On my trips back the UK I was careful to spot the best designs for these plant incubator units, such as those at Chatsworth House or the Organic Garden at Ryton. Of course mine turned out with the traditional Hatchet and Botchet Enterprises style (functional but not necessarily beautiful).
Until we build brick cold frames to match our Victorian style conservatory these wooden versions will do very well. It also allowed me to build (pardon the pun) on my compost box making techniques. The key to success in such ventures is having all the right tools and materials including your favourite gardening cushion to ease the pains in your knees from grovelling around on the floor. From a blogging point of view it is also best to trial the methodology before you embarrass yourself too much.
There are real benefits to build blogging though. It helps you realise your mistakes as you carefully photograph the stages. Can you spot the undeliberate mistake?
No, thought not. Best not to make your side pieces exactly the same if you want your posts in the right place. One needs to mirror other! Important to keep things real here at Domestic Executive HQ.
Moving on from Botchet moment. I’ll save you the Hatchet moment getting the first of the pieces on the back of the sides. When you have the knack it’s a piece of cake.
Don’t be lulled into thinking this is all simplicity. There are some tricky moments like the sloping pieces to the side. That requires some careful sawing. Good job I have Hatchet and Botchet techniques to draw on. It may not be a perfect fit but who is judging.
The ultimate in juggling comes about when you need to make the frame for the lid. I can tell you that my mitre skills are not up to much but luckily you can get corner braces to help secure the butted frames. The hinges play a remarkable role of further structural engineering.

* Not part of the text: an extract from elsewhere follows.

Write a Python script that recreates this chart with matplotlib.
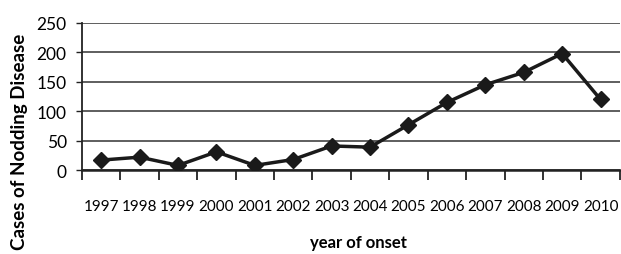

I took my parents advice and went for a poly carbonate covering. Much lighter that glass which is just as well as each of these frames weighs a ton already. The rather charming supports will keep that Wellington wind from knocking the roof down on my baby plants.
So I’m not the proud owner of two 1800mm x 750mm cold frames. Oh and an underbed storage box cold frame for extra measure. Note that you can have these frames full open of partially propped to allow air in but give your seedlings a little protection.
My baby plants will I am sure be grateful for their second home. A little sheltered enclave for them to get acclimatised before they head down to the big garden. Which incidently is now finished. More on that to follow.
The internet is full of great ideas of how to make a cold frame. I would recommend Hatchet and Botchet Enterprises but their ramshackle ways mean that they are now resting for the rest of the week on account of the splinters and sore hands. Do you know how many muscles you have in your hand and how much they can hurt when you use them in ways you usually don’t?
Seems doing the washing up in hot water is the ideal hand muscle relaxant even if it does add to the drying effect on the skin. I’m hopeful for a full recovery in time so I can avoid washing up on Christmas Day.